### THE PROBLEM:
Copy out the listing that follows, exact in every word, and skip the images.
━━━ DATA EXTRACT ━━━
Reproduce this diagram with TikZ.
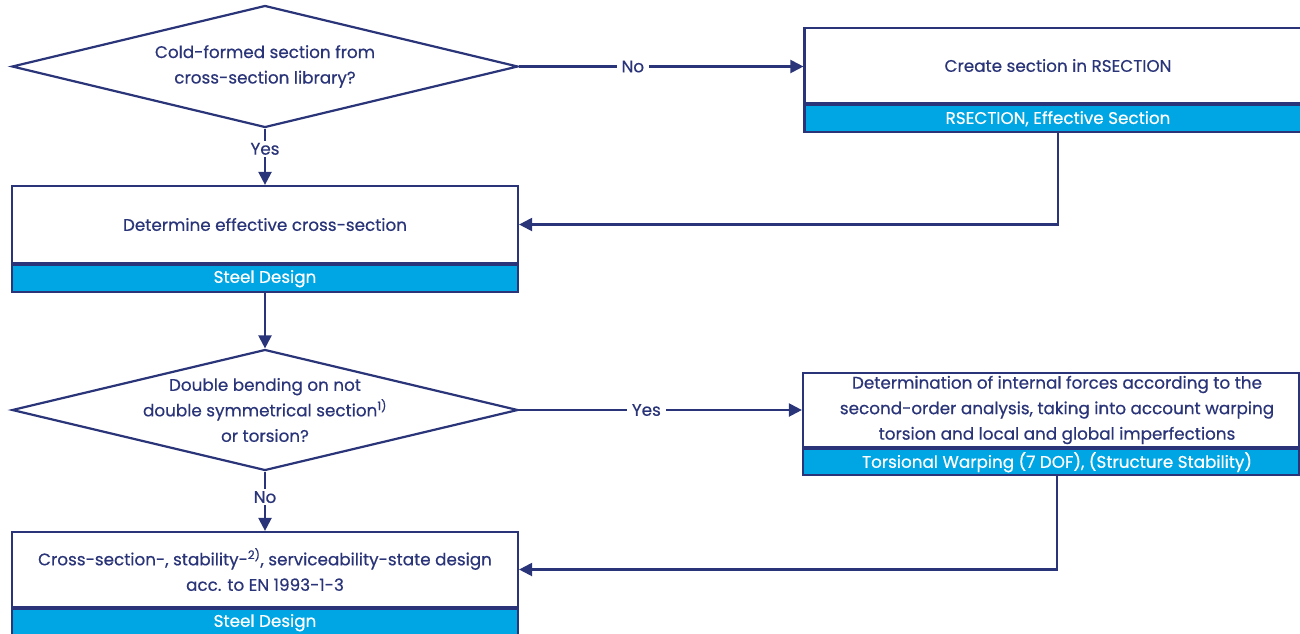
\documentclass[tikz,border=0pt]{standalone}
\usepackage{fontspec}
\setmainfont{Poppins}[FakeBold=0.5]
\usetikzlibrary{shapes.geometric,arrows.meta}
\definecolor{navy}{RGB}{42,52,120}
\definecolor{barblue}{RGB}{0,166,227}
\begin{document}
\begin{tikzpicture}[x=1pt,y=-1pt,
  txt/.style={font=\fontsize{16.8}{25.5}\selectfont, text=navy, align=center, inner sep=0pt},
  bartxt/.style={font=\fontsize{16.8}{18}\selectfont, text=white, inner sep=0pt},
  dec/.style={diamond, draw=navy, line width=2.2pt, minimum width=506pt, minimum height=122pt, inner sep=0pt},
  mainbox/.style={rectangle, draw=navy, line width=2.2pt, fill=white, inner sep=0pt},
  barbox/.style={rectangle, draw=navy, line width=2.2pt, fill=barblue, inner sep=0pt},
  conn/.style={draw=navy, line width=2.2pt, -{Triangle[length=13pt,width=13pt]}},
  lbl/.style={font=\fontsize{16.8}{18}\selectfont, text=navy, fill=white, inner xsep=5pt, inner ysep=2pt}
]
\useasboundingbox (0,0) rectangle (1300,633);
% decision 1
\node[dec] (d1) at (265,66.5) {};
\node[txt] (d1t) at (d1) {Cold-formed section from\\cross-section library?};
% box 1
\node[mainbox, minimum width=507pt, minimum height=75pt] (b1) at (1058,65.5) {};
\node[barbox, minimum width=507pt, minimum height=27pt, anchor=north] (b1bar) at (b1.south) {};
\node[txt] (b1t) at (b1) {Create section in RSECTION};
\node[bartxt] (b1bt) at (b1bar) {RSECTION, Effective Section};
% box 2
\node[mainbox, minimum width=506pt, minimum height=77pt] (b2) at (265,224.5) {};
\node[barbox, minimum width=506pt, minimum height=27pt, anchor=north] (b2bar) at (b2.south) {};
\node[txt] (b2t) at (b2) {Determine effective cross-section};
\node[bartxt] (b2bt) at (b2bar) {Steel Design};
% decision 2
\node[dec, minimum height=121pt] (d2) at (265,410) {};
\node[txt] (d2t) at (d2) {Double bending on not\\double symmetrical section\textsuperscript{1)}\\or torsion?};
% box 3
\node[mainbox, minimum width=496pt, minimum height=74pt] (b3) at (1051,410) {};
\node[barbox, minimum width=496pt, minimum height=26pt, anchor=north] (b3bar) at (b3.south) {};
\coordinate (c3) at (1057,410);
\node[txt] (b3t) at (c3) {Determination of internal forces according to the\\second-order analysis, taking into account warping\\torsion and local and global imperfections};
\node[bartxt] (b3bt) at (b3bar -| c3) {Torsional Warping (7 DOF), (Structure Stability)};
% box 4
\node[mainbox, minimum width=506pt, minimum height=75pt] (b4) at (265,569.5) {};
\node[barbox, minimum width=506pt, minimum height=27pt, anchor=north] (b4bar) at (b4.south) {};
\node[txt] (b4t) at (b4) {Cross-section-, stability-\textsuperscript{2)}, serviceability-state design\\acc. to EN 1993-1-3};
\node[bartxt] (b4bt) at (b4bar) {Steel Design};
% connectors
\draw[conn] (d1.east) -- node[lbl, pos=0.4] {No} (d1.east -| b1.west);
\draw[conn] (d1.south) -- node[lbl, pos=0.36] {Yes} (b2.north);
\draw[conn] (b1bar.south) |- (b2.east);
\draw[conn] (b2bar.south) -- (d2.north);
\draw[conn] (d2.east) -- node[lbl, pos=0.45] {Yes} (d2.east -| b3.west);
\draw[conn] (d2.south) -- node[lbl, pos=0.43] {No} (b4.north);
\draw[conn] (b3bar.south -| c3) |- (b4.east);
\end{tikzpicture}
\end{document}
━━━
### ANSWER TO THIS PROBLEM:
Reproduce this diagram with TikZ.
\documentclass[tikz,border=0pt]{standalone}
\usepackage{fontspec}
\setmainfont{Poppins}[FakeBold=0.5]
\usetikzlibrary{shapes.geometric,arrows.meta}
\definecolor{navy}{RGB}{42,52,120}
\definecolor{barblue}{RGB}{0,166,227}
\begin{document}
\begin{tikzpicture}[x=1pt,y=-1pt,
  txt/.style={font=\fontsize{16.8}{25.5}\selectfont, text=navy, align=center, inner sep=0pt},
  bartxt/.style={font=\fontsize{16.8}{18}\selectfont, text=white, inner sep=0pt},
  dec/.style={diamond, draw=navy, line width=2.2pt, minimum width=506pt, minimum height=122pt, inner sep=0pt},
  mainbox/.style={rectangle, draw=navy, line width=2.2pt, fill=white, inner sep=0pt},
  barbox/.style={rectangle, draw=navy, line width=2.2pt, fill=barblue, inner sep=0pt},
  conn/.style={draw=navy, line width=2.2pt, -{Triangle[length=13pt,width=13pt]}},
  lbl/.style={font=\fontsize{16.8}{18}\selectfont, text=navy, fill=white, inner xsep=5pt, inner ysep=2pt}
]
\useasboundingbox (0,0) rectangle (1300,633);
% decision 1
\node[dec] (d1) at (265,66.5) {};
\node[txt] (d1t) at (d1) {Cold-formed section from\\cross-section library?};
% box 1
\node[mainbox, minimum width=507pt, minimum height=75pt] (b1) at (1058,65.5) {};
\node[barbox, minimum width=507pt, minimum height=27pt, anchor=north] (b1bar) at (b1.south) {};
\node[txt] (b1t) at (b1) {Create section in RSECTION};
\node[bartxt] (b1bt) at (b1bar) {RSECTION, Effective Section};
% box 2
\node[mainbox, minimum width=506pt, minimum height=77pt] (b2) at (265,224.5) {};
\node[barbox, minimum width=506pt, minimum height=27pt, anchor=north] (b2bar) at (b2.south) {};
\node[txt] (b2t) at (b2) {Determine effective cross-section};
\node[bartxt] (b2bt) at (b2bar) {Steel Design};
% decision 2
\node[dec, minimum height=121pt] (d2) at (265,410) {};
\node[txt] (d2t) at (d2) {Double bending on not\\double symmetrical section\textsuperscript{1)}\\or torsion?};
% box 3
\node[mainbox, minimum width=496pt, minimum height=74pt] (b3) at (1051,410) {};
\node[barbox, minimum width=496pt, minimum height=26pt, anchor=north] (b3bar) at (b3.south) {};
\coordinate (c3) at (1057,410);
\node[txt] (b3t) at (c3) {Determination of internal forces according to the\\second-order analysis, taking into account warping\\torsion and local and global imperfections};
\node[bartxt] (b3bt) at (b3bar -| c3) {Torsional Warping (7 DOF), (Structure Stability)};
% box 4
\node[mainbox, minimum width=506pt, minimum height=75pt] (b4) at (265,569.5) {};
\node[barbox, minimum width=506pt, minimum height=27pt, anchor=north] (b4bar) at (b4.south) {};
\node[txt] (b4t) at (b4) {Cross-section-, stability-\textsuperscript{2)}, serviceability-state design\\acc. to EN 1993-1-3};
\node[bartxt] (b4bt) at (b4bar) {Steel Design};
% connectors
\draw[conn] (d1.east) -- node[lbl, pos=0.4] {No} (d1.east -| b1.west);
\draw[conn] (d1.south) -- node[lbl, pos=0.36] {Yes} (b2.north);
\draw[conn] (b1bar.south) |- (b2.east);
\draw[conn] (b2bar.south) -- (d2.north);
\draw[conn] (d2.east) -- node[lbl, pos=0.45] {Yes} (d2.east -| b3.west);
\draw[conn] (d2.south) -- node[lbl, pos=0.43] {No} (b4.north);
\draw[conn] (b3bar.south -| c3) |- (b4.east);
\end{tikzpicture}
\end{document}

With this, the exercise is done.